I used the definition of $\inf $ to prove this. Let $A=\{\frac{1}{n}: n \in \mathbb{N}\}$. Since, $0<\frac{1}{n}$ for all $ n \in \mathbb{N}$, $0$ is a lowerbound of $A$. And, by the Archimedean property, given any $\frac{1}{n} \in A$, there exists $m \in \mathbb{N}$ such that $\frac{1}{m}<\frac{1}{n}$.In other words, we have proved that any number greater than the glb is not an lower bound. Hence, we are done.
Is this rigorous enough?
On
You've got the right idea to first establish that $0$ is a lower bound for $A$, which is evident. I think a good way to proceed after this is by showing that, for any $\varepsilon>0$ we have $A\cap [0,\varepsilon)\neq\emptyset$. This will show that $0=\inf(A)$ by the characterisation of infimum.

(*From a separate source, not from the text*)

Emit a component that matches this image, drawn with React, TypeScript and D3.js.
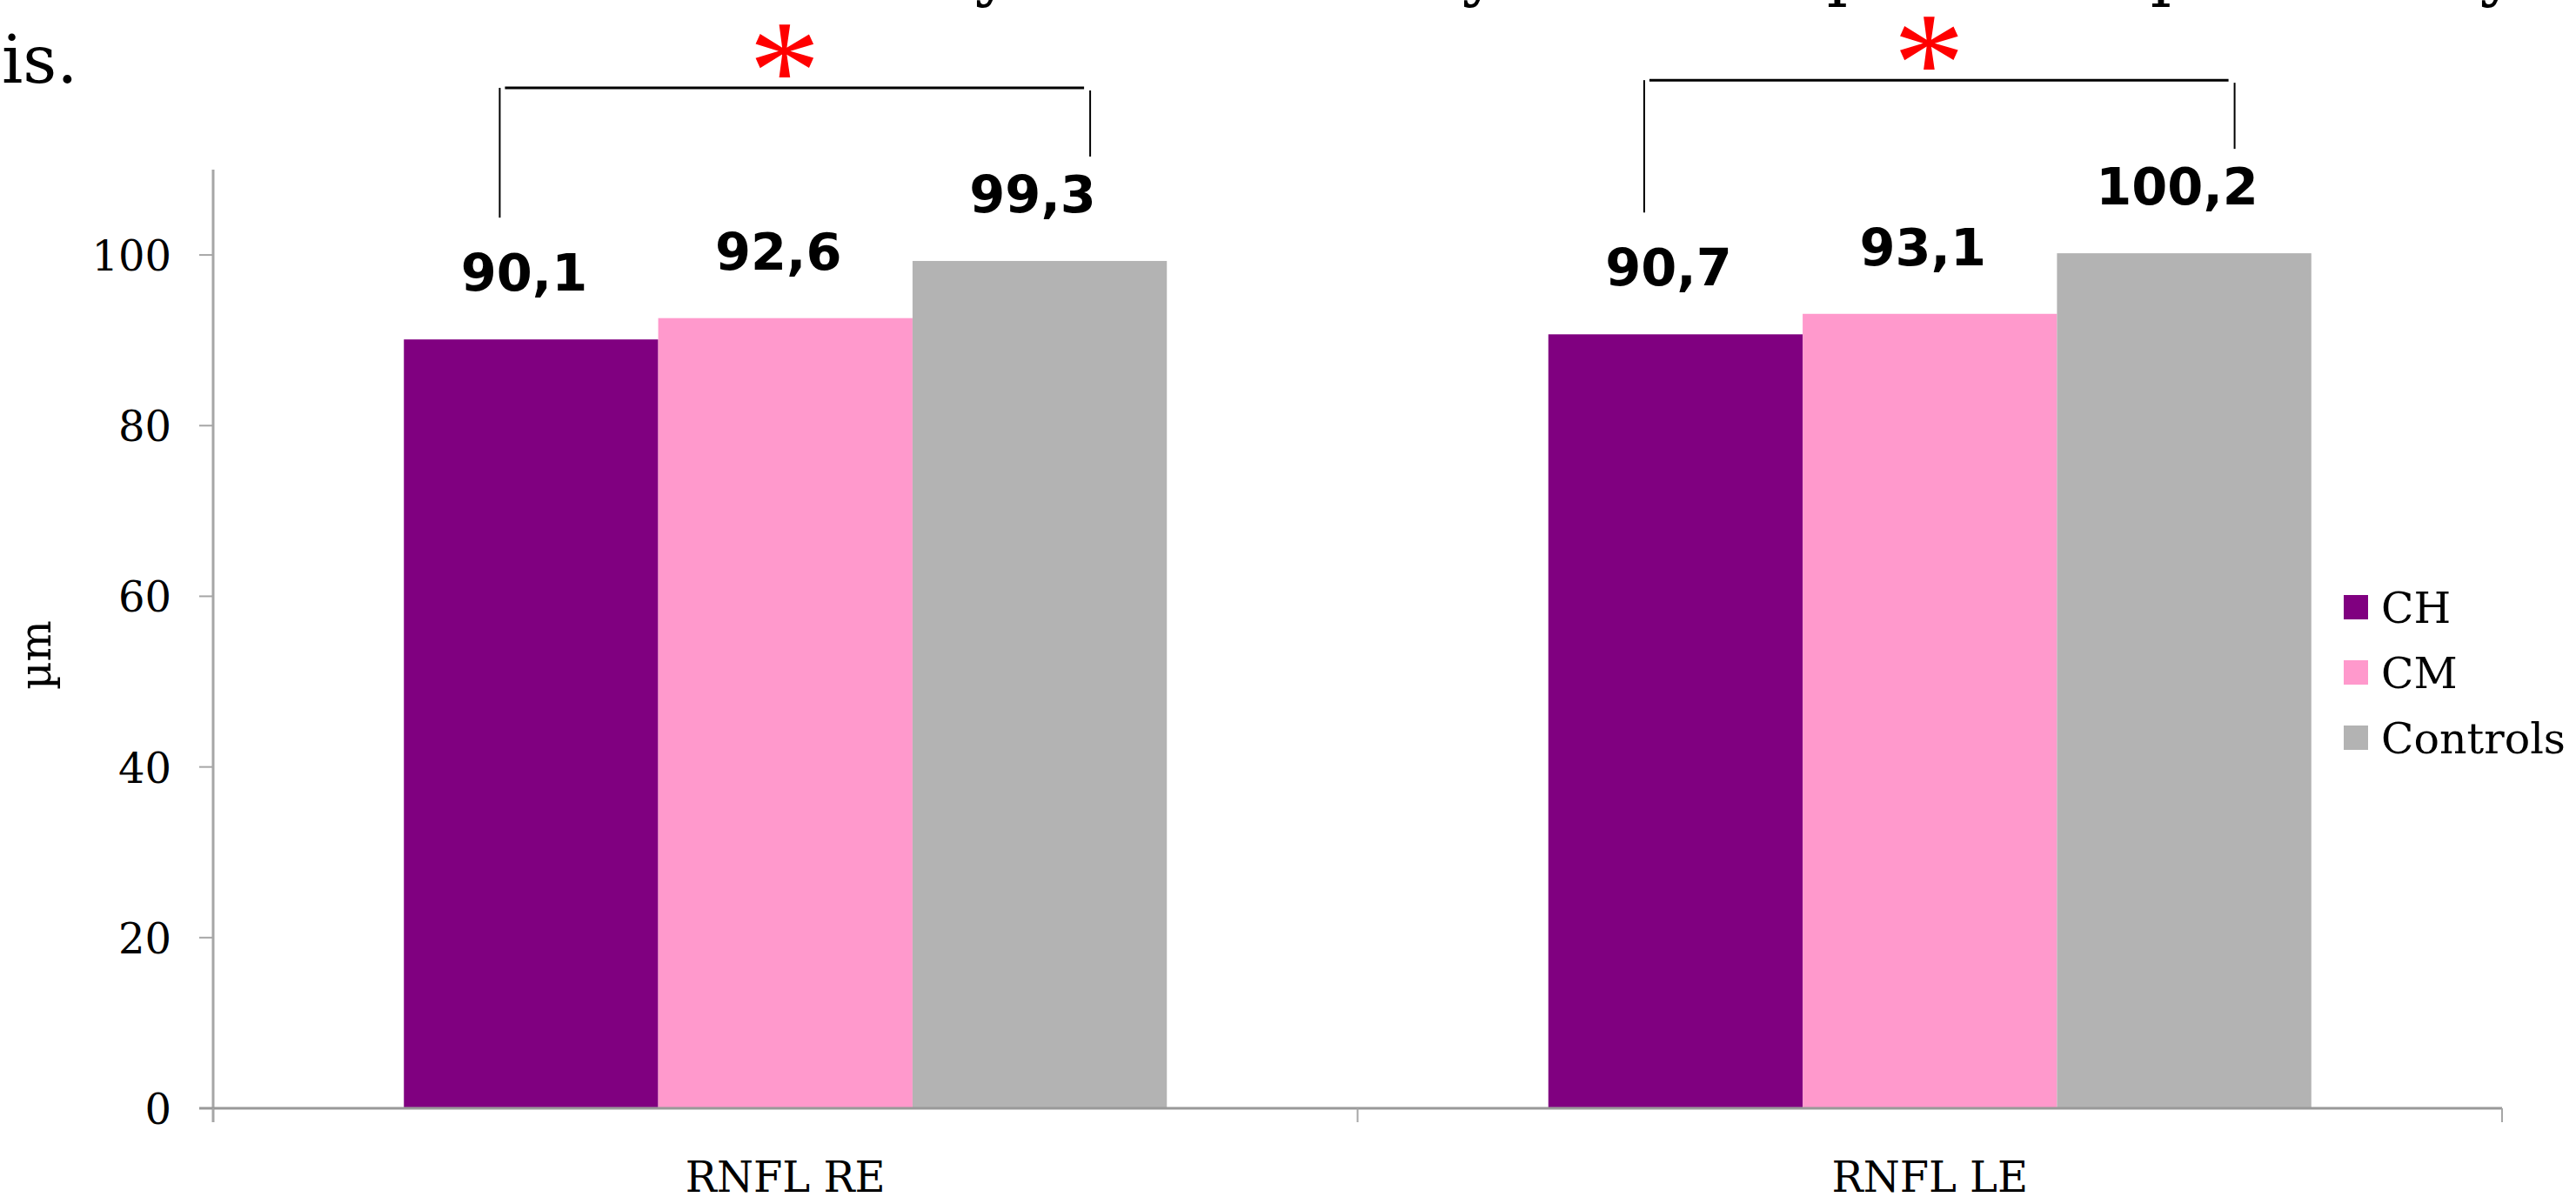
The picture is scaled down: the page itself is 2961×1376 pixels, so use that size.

We can show that $A\cap [0,\varepsilon)\neq\emptyset$ by showing that $[0,\frac{1}{n})\neq\emptyset$ for any $n=1,2,3,\ldots$, which is fairly easy to argue.
You showed that $0$ is a lower bound, and that no element of $A$ is a lower bound of $A$. You have to show that no element of $\mathbb R$ greater than $0$ is a lower bound of $A$. You might try this: let $x\in\mathbb R$ with $x>0$. By the archimidean property, there exists $n\in\mathbb N$ with $n\geq 1/x$. Now finish the argument.